▶ [EXERCISE PROMPT]:
Print, word for word, every line from the beginning of the listing up to and including the line with "plt.rcParams['font.family'] = ['Liberation". Pictures are to be excluded.

-*-*-

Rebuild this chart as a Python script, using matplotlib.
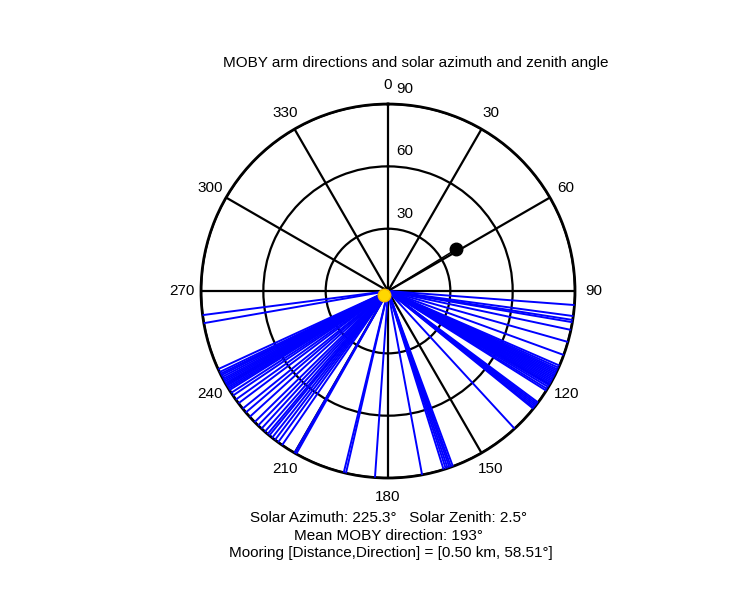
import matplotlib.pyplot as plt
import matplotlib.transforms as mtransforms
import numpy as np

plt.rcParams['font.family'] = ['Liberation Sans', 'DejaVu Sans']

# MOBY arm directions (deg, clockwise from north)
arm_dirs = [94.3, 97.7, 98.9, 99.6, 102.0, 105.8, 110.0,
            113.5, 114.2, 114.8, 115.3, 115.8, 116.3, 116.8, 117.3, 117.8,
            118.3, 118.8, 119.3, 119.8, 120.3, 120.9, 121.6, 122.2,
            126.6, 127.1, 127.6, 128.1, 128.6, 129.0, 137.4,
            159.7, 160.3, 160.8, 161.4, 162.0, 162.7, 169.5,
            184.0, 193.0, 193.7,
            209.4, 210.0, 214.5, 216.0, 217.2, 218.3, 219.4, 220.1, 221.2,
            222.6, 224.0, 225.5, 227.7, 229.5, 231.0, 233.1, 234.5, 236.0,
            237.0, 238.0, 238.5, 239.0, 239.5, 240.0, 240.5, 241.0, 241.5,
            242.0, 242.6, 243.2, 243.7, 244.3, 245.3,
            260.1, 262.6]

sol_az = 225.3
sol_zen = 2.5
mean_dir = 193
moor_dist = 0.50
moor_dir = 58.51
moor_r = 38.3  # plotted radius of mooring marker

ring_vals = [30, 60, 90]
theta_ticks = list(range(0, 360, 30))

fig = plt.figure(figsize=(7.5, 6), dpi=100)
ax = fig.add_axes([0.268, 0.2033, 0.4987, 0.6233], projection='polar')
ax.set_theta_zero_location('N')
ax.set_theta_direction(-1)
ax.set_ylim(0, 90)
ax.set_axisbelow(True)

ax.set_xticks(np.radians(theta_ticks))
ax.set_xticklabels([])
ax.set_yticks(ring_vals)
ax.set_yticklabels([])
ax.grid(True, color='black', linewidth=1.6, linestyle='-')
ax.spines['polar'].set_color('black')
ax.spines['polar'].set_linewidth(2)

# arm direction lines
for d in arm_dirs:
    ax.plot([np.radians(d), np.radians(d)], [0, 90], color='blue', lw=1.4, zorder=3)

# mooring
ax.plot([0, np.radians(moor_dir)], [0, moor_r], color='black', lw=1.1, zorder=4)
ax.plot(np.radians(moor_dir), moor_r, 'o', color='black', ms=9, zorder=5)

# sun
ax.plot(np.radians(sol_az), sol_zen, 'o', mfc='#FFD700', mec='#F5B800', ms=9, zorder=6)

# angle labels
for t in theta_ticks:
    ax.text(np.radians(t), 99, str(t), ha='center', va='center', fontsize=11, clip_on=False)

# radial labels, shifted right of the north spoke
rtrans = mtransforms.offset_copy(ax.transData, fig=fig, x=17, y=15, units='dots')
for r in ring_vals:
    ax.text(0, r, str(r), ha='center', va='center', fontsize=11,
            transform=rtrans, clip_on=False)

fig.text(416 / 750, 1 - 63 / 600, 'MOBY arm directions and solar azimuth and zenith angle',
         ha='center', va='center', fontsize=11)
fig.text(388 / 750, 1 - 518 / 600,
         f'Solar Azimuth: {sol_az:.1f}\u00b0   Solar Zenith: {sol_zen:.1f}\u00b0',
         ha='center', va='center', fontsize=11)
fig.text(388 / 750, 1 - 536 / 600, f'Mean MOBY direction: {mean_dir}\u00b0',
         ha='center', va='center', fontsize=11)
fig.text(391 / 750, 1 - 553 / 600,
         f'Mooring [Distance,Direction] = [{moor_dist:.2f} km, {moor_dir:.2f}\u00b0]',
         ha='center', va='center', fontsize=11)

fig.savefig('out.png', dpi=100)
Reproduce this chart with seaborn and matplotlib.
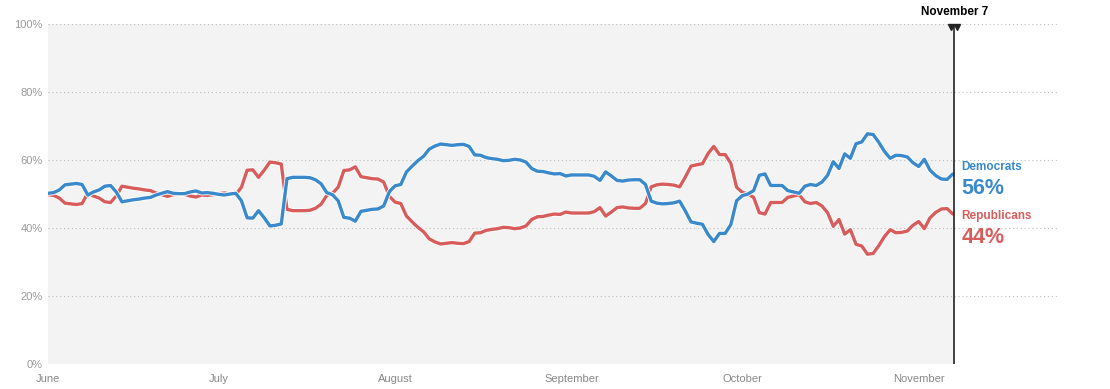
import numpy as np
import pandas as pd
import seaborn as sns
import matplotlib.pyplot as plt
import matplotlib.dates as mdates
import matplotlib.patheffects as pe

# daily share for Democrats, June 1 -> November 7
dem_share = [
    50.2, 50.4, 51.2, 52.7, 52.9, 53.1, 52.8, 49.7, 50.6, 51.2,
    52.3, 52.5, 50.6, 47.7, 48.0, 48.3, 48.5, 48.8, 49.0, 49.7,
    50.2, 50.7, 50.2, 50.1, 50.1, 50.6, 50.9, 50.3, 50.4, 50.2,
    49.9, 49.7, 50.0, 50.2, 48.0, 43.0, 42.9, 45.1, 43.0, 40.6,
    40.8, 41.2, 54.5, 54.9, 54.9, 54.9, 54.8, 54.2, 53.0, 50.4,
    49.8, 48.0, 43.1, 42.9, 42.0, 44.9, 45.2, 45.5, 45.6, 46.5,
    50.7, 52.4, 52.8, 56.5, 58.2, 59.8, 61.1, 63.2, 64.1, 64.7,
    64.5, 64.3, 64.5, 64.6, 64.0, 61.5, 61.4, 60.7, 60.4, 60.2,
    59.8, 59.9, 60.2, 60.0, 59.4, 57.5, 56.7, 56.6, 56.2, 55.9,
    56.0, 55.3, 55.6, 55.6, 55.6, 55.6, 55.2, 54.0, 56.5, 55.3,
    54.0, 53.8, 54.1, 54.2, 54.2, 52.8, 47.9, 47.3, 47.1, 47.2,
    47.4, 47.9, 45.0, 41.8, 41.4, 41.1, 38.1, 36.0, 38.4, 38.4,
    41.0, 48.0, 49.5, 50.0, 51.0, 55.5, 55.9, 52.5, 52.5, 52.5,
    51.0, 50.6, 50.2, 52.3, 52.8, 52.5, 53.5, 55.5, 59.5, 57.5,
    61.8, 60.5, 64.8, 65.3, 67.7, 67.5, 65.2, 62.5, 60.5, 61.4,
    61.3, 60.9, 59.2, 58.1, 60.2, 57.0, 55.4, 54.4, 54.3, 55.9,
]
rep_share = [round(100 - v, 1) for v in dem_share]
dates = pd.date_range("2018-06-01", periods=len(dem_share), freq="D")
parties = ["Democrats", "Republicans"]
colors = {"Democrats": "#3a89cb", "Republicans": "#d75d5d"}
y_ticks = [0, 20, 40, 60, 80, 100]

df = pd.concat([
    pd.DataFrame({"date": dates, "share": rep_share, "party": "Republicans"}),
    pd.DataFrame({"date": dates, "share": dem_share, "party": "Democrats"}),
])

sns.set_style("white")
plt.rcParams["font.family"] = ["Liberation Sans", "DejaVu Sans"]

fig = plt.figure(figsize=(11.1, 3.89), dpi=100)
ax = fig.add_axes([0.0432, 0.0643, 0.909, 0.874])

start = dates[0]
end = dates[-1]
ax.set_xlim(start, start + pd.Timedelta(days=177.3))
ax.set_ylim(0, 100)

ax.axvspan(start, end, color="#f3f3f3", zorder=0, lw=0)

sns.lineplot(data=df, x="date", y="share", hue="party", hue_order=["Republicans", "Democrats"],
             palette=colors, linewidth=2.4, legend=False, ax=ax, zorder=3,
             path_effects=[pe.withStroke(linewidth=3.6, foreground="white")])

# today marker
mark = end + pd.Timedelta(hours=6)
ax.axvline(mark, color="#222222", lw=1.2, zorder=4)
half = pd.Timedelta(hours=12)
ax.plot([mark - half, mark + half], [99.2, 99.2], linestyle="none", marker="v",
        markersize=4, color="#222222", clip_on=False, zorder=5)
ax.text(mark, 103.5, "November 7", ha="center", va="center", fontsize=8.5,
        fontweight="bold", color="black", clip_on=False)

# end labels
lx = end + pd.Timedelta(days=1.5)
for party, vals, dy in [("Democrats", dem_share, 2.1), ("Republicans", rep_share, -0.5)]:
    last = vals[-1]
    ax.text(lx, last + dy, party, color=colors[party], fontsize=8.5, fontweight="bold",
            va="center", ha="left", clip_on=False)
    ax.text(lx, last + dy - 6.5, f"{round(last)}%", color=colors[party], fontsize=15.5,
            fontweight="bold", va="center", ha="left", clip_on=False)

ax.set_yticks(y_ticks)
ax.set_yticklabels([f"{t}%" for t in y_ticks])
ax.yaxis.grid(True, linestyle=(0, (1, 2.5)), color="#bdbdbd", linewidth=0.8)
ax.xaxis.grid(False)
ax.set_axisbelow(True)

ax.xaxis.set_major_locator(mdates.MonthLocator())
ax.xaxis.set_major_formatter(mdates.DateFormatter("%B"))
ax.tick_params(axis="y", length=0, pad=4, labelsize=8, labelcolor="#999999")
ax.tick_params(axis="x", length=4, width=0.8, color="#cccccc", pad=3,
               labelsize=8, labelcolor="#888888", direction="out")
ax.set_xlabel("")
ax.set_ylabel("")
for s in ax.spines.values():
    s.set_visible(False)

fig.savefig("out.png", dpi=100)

-*-*-

▶ [SOLUTION FOR THIS PROBLEM]:
Rebuild this chart as a Python script, using matplotlib.
import matplotlib.pyplot as plt
import matplotlib.transforms as mtransforms
import numpy as np

plt.rcParams['font.family'] = ['Liberation Sans', 'DejaVu Sans']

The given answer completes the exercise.